In preparation for the 229th anniversary of the adoption of the United States Constitution, the local Daughters of the American Revolution are distributing copies of the country’s founding document in Coweta elementary schools.
The DAR General Daniel Newnan Chapter has distributed pocket Constitutions in Coweta schools for many years. Throughout this week and next, DAR member Julie Yokum – who chairs the chapter’s Constitution Week committee – is visiting all 19 of Coweta County’s elementary schools and other schools around Coweta.
All Coweta County School System’s 4th grade teachers are receiving a copy of the document in preparation for Constitution week, held September 17 through 23. It is the 3rd year that the local DAR chapter has handed out copies of the Constitution to Coweta 4th graders.
In all, the group is handing out over 1,800 copies in Coweta County School System’s 19 elementaries. About 200 more will go to 4th graders in other schools and academies throughout the county.
“We’re just trying to sow seeds of knowledge about our founding document to a new generation,” said Yokum. She and six of her fellow members are visiting schools to hand them out and talk to students about the U.S. Constitution.

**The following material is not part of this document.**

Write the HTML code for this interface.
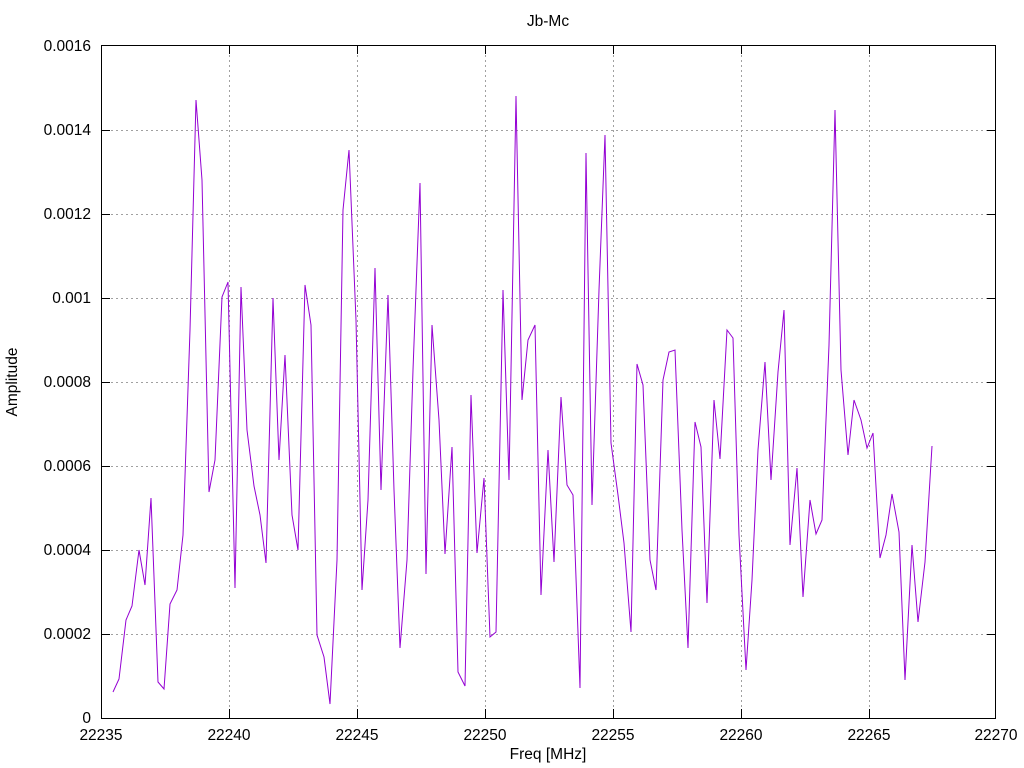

“We tell students that this is a document that affects their daily life and that they will use this through adulthood,” said Yokum. She and her fellow members tell students that there are 4,543 words in the Constitution, excluding the founder’s signatures, “and we challenge them to memorize the first 52 words – the Preamble.”
Students who do will get a ‘Patriotic Pal’ document with their name on it, suitable for framing, she said.
Yokum has chaired the Constitution Week committee for three years, leading the DAR’s efforts to distribute copies to all Coweta 4th graders each year. “It’s my passion to help future citizens learn more about the Constitution, and to learn more about the American history in a fun way.”
Constitution Week is the commemoration of the adoption of the U.S. Constitution at the close of the Constitutional Convention, September 17, 1787. The annual celebration was started by the Daughters of the American Revolution. In 1955, DAR petitioned Congress to set aside September 17-23 annually to be dedicated for the observance of Constitution Week. The resolution was later adopted by the U.S. Congress and signed into public law on August 2, 1956 by President Dwight D. Eisenhower.
The aims of the Constitution Week celebration are to emphasize citizens’ responsibilities for protecting and defending the Constitution, inform people that the Constitution is the basis for America’s heritage way of life, and encourage the study of the historical events which led to the framing of the Constitution in 1787.